11. It was the  "Sheherwali business men who  introduced a system of doing transaction with hundis, or promissory notes, instead of actual money". It is said Rs 3 out of Rs. 4 collected  from the state revenue would go to  the banker's coffers  against loans borrowed from Jagat Seth and his company.

12. Bengal being a prosperous province, the Nawbs of  Murshidabad  used to send  the revenue of 20 million silver coins   to the Mogul ruler in Delhi  through the system of  hundis. Manikchand made high profits by way of commission. As for his successor Fateh Chand, his house minted coins for the Nawab and bought much of the foreign bullion imported into Bengal. This way, they earned more  profits annually.  Sheherwali business people in this town kept the economy in good nick;better trade dealings, financial services, and above all their integrity stood them in good stead. 

13. After Fateh Chand, his grandson Mahtab Chand succeeded to the title in 1744. He and his cousin Maharajah Swarup Chand were influential and were close to Nawab Alivardi Khan. His successor and grandson Siraj-ud-daulah, intemperate and immature, sidetracked  the brothers and they ultimately conspired against him with the English and Siraj's dissident relatives in the Council to dethrone him.

14. The Seth brothers had good terms with Nawab Mir Jaffer, English company's puppet ruler however, his  successor Mir Qusim, for political reasons, assassinated the Seth brothers in 1763. When East India company seized power from the Nawab, the house of Seth began to slide down hill. Though the ESI gave special treatment to their financial house in minting coins, their fortune declined drastically when the British shifted the capital to Calcutta (Kolkata) in 1773 from Murshdabad.

15. After  Mahtab Chand, the title of 'Jagat Sheth' lasted for six generations. The last of the clan Fateh Chand  inherited the title in 1912. After his death his successors  did not assume the title in the colonial period. 
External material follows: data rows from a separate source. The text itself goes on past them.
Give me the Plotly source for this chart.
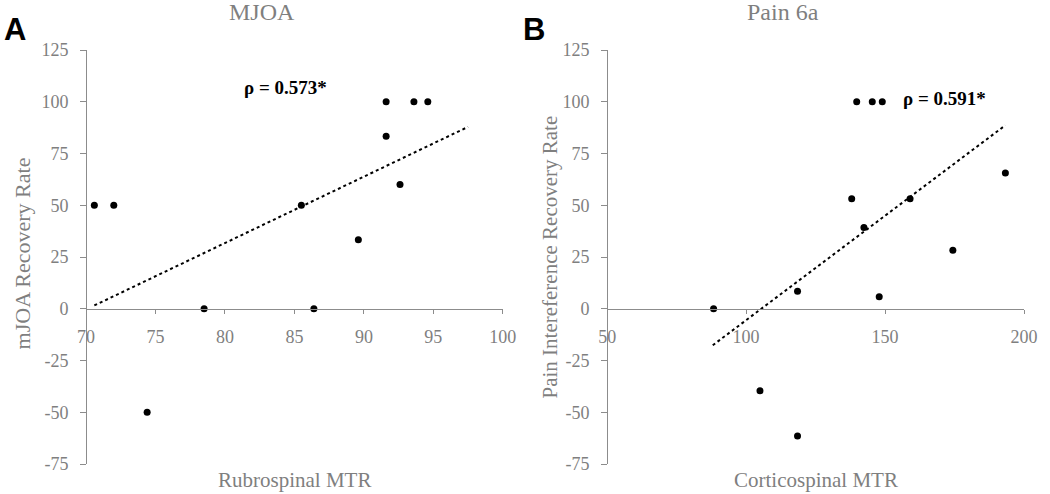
import numpy as np
import plotly.graph_objects as go

# ---- data ----
mjoa_x = [70.6, 72.0, 74.4, 78.5, 85.5, 86.4, 89.6, 91.6, 91.6, 92.6, 93.6, 94.6]
mjoa_y = [50, 50, -50, 0, 50, 0, 33.3, 100, 83.3, 60, 100, 100]
mjoa_trend_x = [70.6, 97.5]

pain_x = [88.3, 105.0, 118.5, 118.5, 138.0, 139.8, 142.4, 145.4, 147.9, 149.0, 159.0, 174.4, 193.3]
pain_y = [0, -39.6, 8.4, -61.5, 53.1, 100, 39.3, 100, 5.8, 100, 53.1, 28.3, 65.6]
pain_trend_x = [88.0, 193.3]

y_ticks = [-75, -50, -25, 0, 25, 50, 75, 100, 125]
y_ticklabels = ["-75", "-50", "-25", "0", "25", "50", "75", "100", "125"]
mjoa_xticks = [70, 75, 80, 85, 90, 95, 100]
pain_xticks = [50, 100, 150, 200]

W, H = 1050, 494
ML, MR, MT, MB = 86, 19, 50, 30
GRAY = "#7f7f7f"
LINE = "#8c8c8c"
SERIF = "Liberation Serif, Times New Roman, serif"

fig = go.Figure()

def add_panel(xs, ys, tx, xa, ya):
    fig.add_trace(go.Scatter(x=xs, y=ys, mode="markers",
                             marker=dict(color="black", size=7),
                             xaxis=xa, yaxis=ya, showlegend=False))
    m, b = np.polyfit(xs, ys, 1)
    tx = np.array(tx)
    fig.add_trace(go.Scatter(x=tx, y=m * tx + b, mode="lines",
                             line=dict(color="black", width=2, dash="dot"),
                             xaxis=xa, yaxis=ya, showlegend=False))

add_panel(mjoa_x, mjoa_y, mjoa_trend_x, "x", "y")
add_panel(pain_x, pain_y, pain_trend_x, "x2", "y2")

yr = [-75, 125]
zero_frac = (0 - yr[0]) / (yr[1] - yr[0])

common_ax = dict(showgrid=False, zeroline=False, showline=True, linecolor=LINE,
                 linewidth=1, ticks="outside", tickcolor=LINE,
                 tickfont=dict(family=SERIF, size=18, color=GRAY))
x_ax = dict(ticklen=4, ticklabelstandoff=8, **common_ax)
y_ax = dict(ticklen=6, ticklabelstandoff=8, **common_ax)

fig.update_layout(
    width=W, height=H,
    margin=dict(l=ML, r=MR, t=MT, b=MB),
    paper_bgcolor="white", plot_bgcolor="white",
    xaxis=dict(domain=[0, 0.4444], range=[70, 100], tickvals=mjoa_xticks,
               anchor="free", position=zero_frac, **x_ax),
    yaxis=dict(domain=[0, 1], range=yr, tickvals=y_ticks, ticktext=y_ticklabels,
               anchor="free", position=0, **y_ax),
    xaxis2=dict(domain=[0.5556, 1.0], range=[50, 200], tickvals=pain_xticks,
                anchor="free", position=zero_frac, **x_ax),
    yaxis2=dict(domain=[0, 1], range=yr, tickvals=y_ticks, ticktext=y_ticklabels,
                anchor="free", position=0.5556, **y_ax),
)

ann = []
def text(x, y, s, size, color=GRAY, family=SERIF, angle=0, xref="paper", yref="paper"):
    ann.append(dict(x=x, y=y, xref=xref, yref=yref, text=s, showarrow=False,
                    font=dict(family=family, size=size, color=color),
                    textangle=angle, xanchor="center", yanchor="middle"))

text(0.1873, 1.0918, "MJOA", 24)
text(0.7429, 1.0918, "Pain 6a", 24)
text(-0.0762, 1.0507, "<b>A</b>", 31, "black", "Liberation Sans, Arial, sans-serif")
text(0.478, 1.0507, "<b>B</b>", 31, "black", "Liberation Sans, Arial, sans-serif")
text(0.2222, -0.0386, "Rubrospinal MTR", 21)
text(0.7778, -0.0386, "Corticospinal MTR", 21)
text(-0.0667, 0.5097, "mJOA Recovery Rate", 22, angle=-90)
text(0.4952, 0.50, "Pain Intereference Recovery Rate", 21, angle=-90)
text(84.36, 106.7, "<b>ρ = 0.573*</b>", 19, "black", xref="x", yref="y")
text(171.4, 101.8, "<b>ρ = 0.591*</b>", 19, "black", xref="x2", yref="y2")
fig.update_layout(annotations=ann)

fig.write_html("out.html", config={"displayModeBar": False},
               post_script="document.body.style.margin='0px';")
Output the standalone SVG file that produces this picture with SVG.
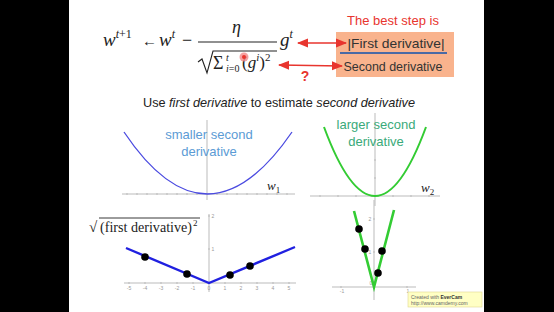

16. The Sheherwali community financed many firms in Europe and became leading money lenders. Once Prince Dwarakanath Tagore, a wealthy Bengali man (one of the first Indian industrialists to form an enterprise with British partners), had borrowed money from them.

17. The credit  goes to Sheherwali community  for setting up one of the region’s first jute mills in Bengal and this gave them the chance to head prominent business associations in Bengal. Further, they made their foray in other industries as well. Not contended with earning lots of wealth, they engaged themselves in charity and  philanthropy by way of  constructing hospitals, schools and colleges in Murshidabad.

18. This community adopted the attire of Bengal; men gave up pagri (headgear of Rajasthan) and adopted the local tradition. Women gave up their traditional dress - lehengas and odhanas and began wearing saris, but they adopted their own style. 

19. This community favors  vegetarian food  and the members introduced several varieties of their vegetarian cuisine.  Apart from palatial homesteads and Jain temples, the Sheherwalis  also added a name to the culinary repertoire of Bengal.

Places like  Azimganj-Jiaganj Murshidabad, Baharampu carry the legacy of this Jain community The  present generations of the Sheherwali families are particular about restoring their old family homes built in  French and Roman style to promote tourism.. The ancestral home of the Dudhoria family, Bari Kothi, an  early 18th century structure, a fusion of  Greek, Roman and French architecture, had been carefully restored. The owners, had a plan to convert it in to  a luxury heritage hotel.